AIM OF THE EXERCISE:
Collect all lines below with the string "chart".
┌─ DATASET CONTENT
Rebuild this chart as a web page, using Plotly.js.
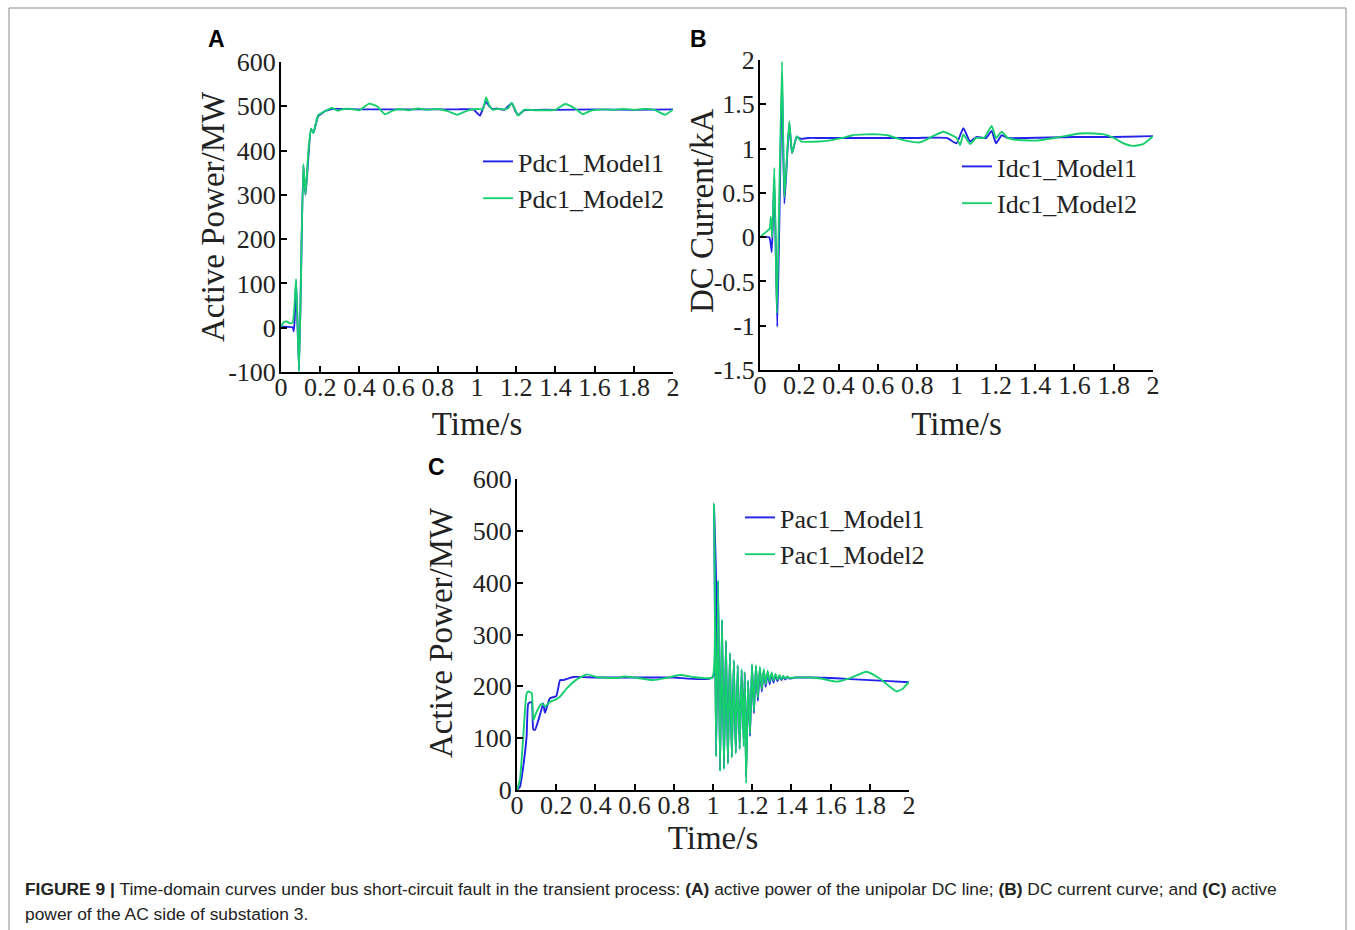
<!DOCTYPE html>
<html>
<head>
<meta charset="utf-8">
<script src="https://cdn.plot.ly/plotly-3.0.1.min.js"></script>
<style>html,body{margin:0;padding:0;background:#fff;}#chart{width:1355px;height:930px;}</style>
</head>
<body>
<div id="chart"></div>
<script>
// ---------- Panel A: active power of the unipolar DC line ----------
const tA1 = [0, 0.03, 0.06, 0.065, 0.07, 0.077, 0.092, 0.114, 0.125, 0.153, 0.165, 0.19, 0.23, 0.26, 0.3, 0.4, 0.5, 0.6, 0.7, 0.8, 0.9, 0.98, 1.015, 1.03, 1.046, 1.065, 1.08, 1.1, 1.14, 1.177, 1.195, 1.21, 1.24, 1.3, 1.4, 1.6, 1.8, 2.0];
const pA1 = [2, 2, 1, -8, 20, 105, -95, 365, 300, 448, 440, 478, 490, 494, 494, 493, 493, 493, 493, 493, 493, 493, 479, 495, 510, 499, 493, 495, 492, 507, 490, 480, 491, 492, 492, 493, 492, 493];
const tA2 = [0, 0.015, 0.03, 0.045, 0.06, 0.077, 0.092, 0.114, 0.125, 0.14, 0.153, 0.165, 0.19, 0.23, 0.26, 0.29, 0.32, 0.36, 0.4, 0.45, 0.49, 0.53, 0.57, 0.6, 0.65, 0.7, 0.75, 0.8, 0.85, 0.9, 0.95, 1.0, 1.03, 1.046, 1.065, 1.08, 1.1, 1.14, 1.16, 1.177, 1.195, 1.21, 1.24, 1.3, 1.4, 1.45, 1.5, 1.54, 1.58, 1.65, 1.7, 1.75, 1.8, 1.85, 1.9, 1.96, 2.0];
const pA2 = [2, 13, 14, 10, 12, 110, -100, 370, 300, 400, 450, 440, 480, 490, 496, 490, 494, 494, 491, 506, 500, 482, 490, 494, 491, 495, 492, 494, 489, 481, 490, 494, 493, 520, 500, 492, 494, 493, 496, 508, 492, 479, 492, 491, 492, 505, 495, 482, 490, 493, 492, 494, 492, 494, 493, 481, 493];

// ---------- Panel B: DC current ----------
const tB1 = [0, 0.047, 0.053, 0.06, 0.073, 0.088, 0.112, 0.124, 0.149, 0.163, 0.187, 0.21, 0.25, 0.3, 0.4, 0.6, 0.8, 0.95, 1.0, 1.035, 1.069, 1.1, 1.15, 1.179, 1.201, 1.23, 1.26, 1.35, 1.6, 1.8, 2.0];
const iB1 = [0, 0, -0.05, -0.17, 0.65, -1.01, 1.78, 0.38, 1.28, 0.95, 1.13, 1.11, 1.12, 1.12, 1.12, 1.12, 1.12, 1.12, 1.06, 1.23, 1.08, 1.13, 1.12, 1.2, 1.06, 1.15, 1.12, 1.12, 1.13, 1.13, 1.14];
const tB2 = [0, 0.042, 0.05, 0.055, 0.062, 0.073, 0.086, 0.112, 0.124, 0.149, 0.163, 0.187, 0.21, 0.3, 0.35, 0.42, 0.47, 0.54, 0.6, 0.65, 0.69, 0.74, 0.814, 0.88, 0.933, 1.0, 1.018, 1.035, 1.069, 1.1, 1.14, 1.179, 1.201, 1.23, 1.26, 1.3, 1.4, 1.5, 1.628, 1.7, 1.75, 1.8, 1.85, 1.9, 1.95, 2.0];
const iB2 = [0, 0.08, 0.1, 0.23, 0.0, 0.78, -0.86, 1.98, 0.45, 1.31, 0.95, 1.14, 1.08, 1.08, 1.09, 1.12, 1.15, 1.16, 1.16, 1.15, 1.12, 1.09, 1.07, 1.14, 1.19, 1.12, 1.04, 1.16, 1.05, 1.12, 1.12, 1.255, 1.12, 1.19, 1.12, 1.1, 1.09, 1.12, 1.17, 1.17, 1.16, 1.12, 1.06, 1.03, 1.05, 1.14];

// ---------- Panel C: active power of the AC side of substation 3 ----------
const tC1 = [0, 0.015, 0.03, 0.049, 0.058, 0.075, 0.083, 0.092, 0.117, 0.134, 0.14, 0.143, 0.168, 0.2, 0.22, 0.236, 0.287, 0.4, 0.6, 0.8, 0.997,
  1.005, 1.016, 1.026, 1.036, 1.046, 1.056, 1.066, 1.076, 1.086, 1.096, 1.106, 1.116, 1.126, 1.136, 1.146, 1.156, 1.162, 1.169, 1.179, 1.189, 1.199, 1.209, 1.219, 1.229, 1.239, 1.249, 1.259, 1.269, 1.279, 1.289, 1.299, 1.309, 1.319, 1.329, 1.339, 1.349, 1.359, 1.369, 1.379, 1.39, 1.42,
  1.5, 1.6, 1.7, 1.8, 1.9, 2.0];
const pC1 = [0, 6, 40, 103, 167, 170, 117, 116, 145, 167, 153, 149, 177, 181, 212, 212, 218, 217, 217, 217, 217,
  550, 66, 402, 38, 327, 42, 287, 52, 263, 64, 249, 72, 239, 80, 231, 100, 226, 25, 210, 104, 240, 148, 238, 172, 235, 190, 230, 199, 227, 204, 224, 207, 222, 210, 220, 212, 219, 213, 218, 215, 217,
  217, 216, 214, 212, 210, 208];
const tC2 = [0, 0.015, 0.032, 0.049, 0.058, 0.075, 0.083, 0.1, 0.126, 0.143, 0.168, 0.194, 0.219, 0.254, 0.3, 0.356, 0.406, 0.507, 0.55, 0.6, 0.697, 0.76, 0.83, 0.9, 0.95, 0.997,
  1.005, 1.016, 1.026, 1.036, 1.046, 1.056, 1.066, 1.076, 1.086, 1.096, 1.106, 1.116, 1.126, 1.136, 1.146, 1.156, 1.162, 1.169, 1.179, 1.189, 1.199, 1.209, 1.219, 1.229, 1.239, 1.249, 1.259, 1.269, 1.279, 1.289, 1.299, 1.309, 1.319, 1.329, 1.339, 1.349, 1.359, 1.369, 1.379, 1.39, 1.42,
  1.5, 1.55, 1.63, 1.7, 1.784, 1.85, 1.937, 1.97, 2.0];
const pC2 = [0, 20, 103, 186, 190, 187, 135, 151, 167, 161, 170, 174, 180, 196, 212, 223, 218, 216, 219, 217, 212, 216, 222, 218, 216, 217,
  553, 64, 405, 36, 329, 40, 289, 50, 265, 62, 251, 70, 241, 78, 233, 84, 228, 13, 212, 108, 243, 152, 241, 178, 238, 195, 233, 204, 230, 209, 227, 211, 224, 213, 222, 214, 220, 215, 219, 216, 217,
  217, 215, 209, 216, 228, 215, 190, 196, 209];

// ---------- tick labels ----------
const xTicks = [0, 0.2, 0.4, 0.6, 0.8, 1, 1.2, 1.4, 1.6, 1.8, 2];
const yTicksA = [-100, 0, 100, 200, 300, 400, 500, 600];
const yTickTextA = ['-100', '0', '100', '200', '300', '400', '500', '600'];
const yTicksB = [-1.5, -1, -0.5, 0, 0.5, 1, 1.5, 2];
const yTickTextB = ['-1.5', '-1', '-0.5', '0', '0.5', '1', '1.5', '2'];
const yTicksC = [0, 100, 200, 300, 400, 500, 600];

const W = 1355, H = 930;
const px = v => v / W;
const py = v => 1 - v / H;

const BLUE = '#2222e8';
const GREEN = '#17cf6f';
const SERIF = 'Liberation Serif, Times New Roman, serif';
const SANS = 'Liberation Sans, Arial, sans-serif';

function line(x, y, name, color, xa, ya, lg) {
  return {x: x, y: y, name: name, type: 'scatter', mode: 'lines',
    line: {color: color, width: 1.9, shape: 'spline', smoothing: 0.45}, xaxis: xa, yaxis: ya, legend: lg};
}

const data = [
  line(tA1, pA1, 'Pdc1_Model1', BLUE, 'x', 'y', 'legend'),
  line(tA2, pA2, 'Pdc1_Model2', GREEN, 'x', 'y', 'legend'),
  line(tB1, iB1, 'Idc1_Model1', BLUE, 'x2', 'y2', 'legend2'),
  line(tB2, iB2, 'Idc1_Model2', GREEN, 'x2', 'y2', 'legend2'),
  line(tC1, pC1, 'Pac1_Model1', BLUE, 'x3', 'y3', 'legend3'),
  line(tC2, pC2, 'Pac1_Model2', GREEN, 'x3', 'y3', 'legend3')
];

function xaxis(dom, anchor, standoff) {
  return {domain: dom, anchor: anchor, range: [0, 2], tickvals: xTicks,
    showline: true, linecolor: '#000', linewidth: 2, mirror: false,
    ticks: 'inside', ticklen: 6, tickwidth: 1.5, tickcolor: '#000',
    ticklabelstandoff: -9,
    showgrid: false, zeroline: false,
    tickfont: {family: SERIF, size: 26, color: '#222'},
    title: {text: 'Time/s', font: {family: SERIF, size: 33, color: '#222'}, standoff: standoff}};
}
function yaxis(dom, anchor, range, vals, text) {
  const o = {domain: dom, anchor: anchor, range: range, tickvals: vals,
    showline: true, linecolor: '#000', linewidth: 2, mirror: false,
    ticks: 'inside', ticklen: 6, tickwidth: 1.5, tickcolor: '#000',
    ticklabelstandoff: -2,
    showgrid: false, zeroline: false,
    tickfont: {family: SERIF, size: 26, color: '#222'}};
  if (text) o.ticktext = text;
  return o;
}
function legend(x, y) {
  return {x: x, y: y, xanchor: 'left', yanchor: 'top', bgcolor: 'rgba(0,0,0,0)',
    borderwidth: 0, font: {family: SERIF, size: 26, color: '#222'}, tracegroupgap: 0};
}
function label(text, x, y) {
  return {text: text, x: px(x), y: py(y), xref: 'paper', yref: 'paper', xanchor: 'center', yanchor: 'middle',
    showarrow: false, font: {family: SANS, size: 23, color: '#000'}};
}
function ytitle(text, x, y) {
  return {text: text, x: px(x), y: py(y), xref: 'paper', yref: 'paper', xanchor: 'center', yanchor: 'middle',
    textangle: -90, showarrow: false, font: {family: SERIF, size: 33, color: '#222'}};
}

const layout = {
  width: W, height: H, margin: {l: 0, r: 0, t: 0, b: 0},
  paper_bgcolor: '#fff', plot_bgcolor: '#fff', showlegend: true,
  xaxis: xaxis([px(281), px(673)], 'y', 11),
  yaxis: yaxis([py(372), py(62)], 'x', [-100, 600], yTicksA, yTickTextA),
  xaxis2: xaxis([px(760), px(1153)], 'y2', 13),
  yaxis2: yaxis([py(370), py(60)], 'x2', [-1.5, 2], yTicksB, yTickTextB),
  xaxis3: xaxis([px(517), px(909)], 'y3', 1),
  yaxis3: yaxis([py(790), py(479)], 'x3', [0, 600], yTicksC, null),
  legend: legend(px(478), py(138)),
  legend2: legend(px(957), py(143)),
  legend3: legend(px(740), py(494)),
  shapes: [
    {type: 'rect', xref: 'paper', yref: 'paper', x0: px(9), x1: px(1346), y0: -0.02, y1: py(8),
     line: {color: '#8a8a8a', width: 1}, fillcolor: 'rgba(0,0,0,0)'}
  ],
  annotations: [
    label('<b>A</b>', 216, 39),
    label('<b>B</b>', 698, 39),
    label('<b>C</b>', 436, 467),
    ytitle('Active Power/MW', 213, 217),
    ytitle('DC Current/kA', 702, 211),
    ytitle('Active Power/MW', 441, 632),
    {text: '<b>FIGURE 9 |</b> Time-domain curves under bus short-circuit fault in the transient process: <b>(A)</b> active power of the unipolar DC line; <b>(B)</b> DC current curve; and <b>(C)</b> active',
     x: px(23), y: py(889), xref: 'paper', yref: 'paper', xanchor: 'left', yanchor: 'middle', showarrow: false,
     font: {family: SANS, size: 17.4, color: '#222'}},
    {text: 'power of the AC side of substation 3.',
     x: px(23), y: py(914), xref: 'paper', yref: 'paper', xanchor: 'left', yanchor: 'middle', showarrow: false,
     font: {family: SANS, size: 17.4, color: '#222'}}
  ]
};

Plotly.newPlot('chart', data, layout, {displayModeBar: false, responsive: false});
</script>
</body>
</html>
└─
RESPONSE:
Rebuild this chart as a web page, using Plotly.js.
<style>html,body{margin:0;padding:0;background:#fff;}#chart{width:1355px;height:930px;}</style>
<div id="chart"></div>
Plotly.newPlot('chart', data, layout, {displayModeBar: false, responsive: false});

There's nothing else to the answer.